Les deux hommes nouent alors des liens d'amitié et deviennent très proches, dépeints comme "des frères" ou "des cousins" par deux témoins appelés à la barre vendredi, rencontrés en 2017 par les deux amis.

Sur ses positions pro-Etat islamique, l'accusé assure ne pas "cacher" ce qu'il pensait, ajoutant que son ami, à l'inverse, "n'évoquait jamais tous ces sujets-là". Mais il "comprend" que Khamzat Azimov était lui aussi "radicalisé" en le découvrant face à une vidéo de propagande de l'EI.

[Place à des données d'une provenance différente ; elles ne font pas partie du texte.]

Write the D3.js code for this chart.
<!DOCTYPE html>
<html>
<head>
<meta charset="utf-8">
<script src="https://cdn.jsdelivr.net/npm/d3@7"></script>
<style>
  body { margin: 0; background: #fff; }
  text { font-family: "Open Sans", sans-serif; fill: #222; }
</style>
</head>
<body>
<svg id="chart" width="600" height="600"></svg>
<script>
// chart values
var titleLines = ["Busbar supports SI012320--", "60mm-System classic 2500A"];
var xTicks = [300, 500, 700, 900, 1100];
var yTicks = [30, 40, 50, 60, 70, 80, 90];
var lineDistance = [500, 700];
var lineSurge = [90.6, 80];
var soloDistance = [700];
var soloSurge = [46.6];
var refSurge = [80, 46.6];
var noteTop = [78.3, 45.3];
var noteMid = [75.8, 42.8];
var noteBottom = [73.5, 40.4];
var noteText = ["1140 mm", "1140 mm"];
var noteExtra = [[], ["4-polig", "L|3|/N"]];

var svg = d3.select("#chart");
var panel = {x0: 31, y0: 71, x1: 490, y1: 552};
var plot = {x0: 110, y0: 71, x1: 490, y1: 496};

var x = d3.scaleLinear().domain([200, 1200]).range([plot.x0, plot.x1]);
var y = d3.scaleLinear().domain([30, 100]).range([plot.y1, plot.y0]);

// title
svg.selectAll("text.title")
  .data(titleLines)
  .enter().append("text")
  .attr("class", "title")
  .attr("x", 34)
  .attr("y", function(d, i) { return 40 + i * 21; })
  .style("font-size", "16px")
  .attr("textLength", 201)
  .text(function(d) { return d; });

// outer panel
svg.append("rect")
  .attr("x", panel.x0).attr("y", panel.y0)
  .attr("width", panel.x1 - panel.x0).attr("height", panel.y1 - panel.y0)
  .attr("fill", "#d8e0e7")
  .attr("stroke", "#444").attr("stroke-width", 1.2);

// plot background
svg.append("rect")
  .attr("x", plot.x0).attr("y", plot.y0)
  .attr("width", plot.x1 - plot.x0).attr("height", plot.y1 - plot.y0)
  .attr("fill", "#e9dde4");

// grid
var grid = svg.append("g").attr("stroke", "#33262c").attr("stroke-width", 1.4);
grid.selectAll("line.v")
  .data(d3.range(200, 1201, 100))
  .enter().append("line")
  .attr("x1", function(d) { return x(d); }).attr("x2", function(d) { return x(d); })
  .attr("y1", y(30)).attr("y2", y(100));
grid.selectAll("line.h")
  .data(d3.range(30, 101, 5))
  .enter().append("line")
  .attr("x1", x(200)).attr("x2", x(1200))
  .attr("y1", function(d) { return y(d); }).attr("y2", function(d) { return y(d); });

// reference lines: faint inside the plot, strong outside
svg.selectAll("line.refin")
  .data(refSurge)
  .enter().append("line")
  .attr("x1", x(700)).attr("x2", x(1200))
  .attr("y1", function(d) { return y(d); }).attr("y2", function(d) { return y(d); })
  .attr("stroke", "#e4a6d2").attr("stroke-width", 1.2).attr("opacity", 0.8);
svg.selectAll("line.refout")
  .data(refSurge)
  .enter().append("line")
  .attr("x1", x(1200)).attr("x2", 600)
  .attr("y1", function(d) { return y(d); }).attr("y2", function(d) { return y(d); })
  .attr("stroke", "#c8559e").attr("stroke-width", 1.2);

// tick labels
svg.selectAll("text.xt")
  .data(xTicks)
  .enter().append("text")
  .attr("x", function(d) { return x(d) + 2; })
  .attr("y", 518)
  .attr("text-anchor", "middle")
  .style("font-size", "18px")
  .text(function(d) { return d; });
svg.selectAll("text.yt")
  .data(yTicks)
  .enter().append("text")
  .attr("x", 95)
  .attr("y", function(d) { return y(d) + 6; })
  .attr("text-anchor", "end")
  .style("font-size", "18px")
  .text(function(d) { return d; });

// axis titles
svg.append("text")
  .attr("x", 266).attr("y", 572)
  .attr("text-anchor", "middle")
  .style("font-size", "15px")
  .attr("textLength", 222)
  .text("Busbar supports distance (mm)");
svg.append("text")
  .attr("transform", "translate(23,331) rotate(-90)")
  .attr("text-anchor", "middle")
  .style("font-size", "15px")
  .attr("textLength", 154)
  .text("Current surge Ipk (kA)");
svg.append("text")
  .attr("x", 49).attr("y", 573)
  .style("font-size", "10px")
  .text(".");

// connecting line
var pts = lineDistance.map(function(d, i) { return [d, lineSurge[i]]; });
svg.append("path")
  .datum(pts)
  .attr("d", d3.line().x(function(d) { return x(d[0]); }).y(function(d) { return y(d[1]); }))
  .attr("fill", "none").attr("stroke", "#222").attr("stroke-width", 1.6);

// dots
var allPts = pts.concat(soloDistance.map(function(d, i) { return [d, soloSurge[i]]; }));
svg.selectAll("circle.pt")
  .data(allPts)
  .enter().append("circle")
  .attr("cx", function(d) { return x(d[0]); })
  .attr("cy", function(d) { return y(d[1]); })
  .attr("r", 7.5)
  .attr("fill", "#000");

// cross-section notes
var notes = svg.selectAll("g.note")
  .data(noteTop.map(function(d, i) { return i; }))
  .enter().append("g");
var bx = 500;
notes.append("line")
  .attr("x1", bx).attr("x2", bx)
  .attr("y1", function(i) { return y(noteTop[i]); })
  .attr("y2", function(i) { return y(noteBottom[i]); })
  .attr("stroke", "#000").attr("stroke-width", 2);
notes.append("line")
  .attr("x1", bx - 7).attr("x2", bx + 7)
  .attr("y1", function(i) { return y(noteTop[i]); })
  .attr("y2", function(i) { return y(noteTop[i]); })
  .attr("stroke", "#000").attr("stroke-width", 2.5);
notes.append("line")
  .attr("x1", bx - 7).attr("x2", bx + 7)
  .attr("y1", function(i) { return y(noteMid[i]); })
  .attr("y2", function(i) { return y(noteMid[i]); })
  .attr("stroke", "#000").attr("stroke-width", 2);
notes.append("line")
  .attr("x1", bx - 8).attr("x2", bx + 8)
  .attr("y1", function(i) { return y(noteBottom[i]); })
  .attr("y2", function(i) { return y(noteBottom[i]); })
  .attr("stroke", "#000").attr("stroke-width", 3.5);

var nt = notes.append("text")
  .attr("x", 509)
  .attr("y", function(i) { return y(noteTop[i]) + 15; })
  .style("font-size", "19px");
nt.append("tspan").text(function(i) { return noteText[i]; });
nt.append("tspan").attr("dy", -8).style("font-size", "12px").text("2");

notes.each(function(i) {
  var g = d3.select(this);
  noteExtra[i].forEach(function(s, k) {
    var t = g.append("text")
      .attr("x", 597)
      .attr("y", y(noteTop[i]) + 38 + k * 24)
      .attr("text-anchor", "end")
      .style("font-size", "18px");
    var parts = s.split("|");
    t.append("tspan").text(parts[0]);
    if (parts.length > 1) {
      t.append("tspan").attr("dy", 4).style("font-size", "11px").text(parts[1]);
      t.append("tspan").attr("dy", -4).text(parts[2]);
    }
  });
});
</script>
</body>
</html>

Abdoul-Hakim Anaiev a fermement démenti avoir joué le moindre rôle dans le passage à l'acte de son ami, condamnant les attaques terroristes ayant eu lieu en France. "Comment je peux inciter quelqu'un à commettre un attentat alors que je les ai condamnés?", a-t-il interrogé.

"Il regardait déjà des vidéos de propagande", ce n'était pas "un nouveau-né qui avait besoin de moi pour la religion", a-t-il martelé.

Abdoul-Hakim Anaiev est également soupçonné d'avoir présenté son ami à différents sympathisants de l'EI en 2017, dont certains avaient des projets d'attentats ou de départ en zone irako-syrienne.

"Ce n'était pas une intronisation", a affirmé l'accusé.

"Il y a celui qui agit et celui qui pense", a indiqué l'avocate générale dans ses réquisitions, "le jihad par la plume et le jihad par l'épée". "L'un n'existe pas sans l'autre", a-t-elle résumé.

"On vous prouve tout par le silence et par le vide", a plaidé Adrien Sorrentino, l'un des avocats de l'accusé, pointant le manque de preuves matérielles contre M. Anaiev. "Khamzat Azimov n'a pas besoin d'Abdoul Hakim Anaiev pour commettre un attentat", selon lui.

Pour Florian Lastelle, autre avocat de l'accusé, "le principal coupable de tout ça", c'est "l'EI et à travers l'EI, c'est la propagande".

Interrogé une dernière fois par la cour avant que celle-ci ne se retire pour délibérer, Abdoul-Hakim Anaiev a indiqué: "La seule chose que je souhaite, c'est que je ne veux pas continuer à gâcher cette vie".

Son procès intervenait deux semaines après l’assassinat de Dominique Bernard, enseignant poignardé à mort à Arras le 13 octobre par un ancien élève russe originaire d'Ingouchie.